Podlaska grupa Unibep to druga największa (pod względem wielkości przychodów) firma budowlana z polskim kapitałem. W I półroczu 2021 r. miała 694 mln zł przychodów ze sprzedaży. To wprawdzie nieco (o 5,4 proc.) mniej niż w analogicznym okresie zeszłego roku, ale za to zysk netto grupy zwiększył się aż o 70 proc., sięgając 16 mln zł. Portfel zamówień Unibepu w części budowlano-infrastrukturalnej wynosi ok. 2,2 mld zł. Tylko w drugim półroczu 2021 r. firma ma wykonać aż 1560 mieszkań. Jako główny wykonawca Unibep prowadzi obecnie ponad 40 budów. Duży wzrost zysku operacyjnego grupy to efekt m.in. hossie na rynku deweloperskim (Unibep jest nie tylko firmą wykonawczą, ale i deweloperską).
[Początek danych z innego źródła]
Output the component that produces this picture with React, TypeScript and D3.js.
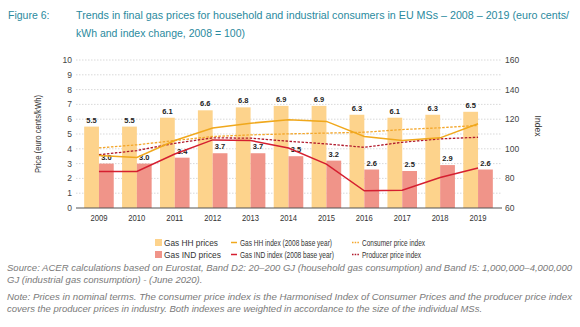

Na koniec kilka zdań o grupie Torpol, której sytuacja była w ostatnich miesiącach trochę podobna jak w przypadku Unibepu. To znaczy w pierwszym półroczu przychody Torpolu spadły do  491 mln zł z 589 mln zł (w pierwszym półroczu 2020 r.), ale wzrósł zysk grupy, netto – z 13,9 do 20,2 mln zł, a operacyjny z 20 do 27,5 mln zł. Jej portfel zamówień to obecnie 1,2 mld zł.

– Mamy za sobą udane półrocze, co znalazło odzwierciedlenie w najwyższym w historii wyniku netto wypracowanym w pierwszym półroczu 2021 roku – powiedział Grzegorz Grabowski, prezes Torpolu. – Mimo niższych niż w ubiegłym roku przychodów, grupa kontynuowała wzrost marżowości na sprzedaży brutto, dzięki rozliczeniu projektów z rentownością wyższą od zakładanej, w ostatnich sześciu miesiącach oraz sprawnej realizacji rentownych kontraktów portowych.

„Średnia rentowność na sprzedaży brutto z portfela kontraktów grupy za ostatnie 12 miesięcy na koniec czerwca 2021 roku wyraźnie wzrosła i wyniosła 8,2 proc. (wobec ponad 5,2 proc. według stanu na koniec czerwca ubiegłego roku), co jest spowodowane m.in. ukończeniem i rozliczeniem w czwartym kwartale 2020 roku i pierwszym 2021 roku większości projektów pozyskanych w trudnym okresie luki inwestycyjnej i małej ilości przetargów na rynku (lata 2016-2017), z rentownością wyższą niż zakładana” – podał zarząd Torpolu w sprawozdaniu za pierwsze półrocze 2021 r.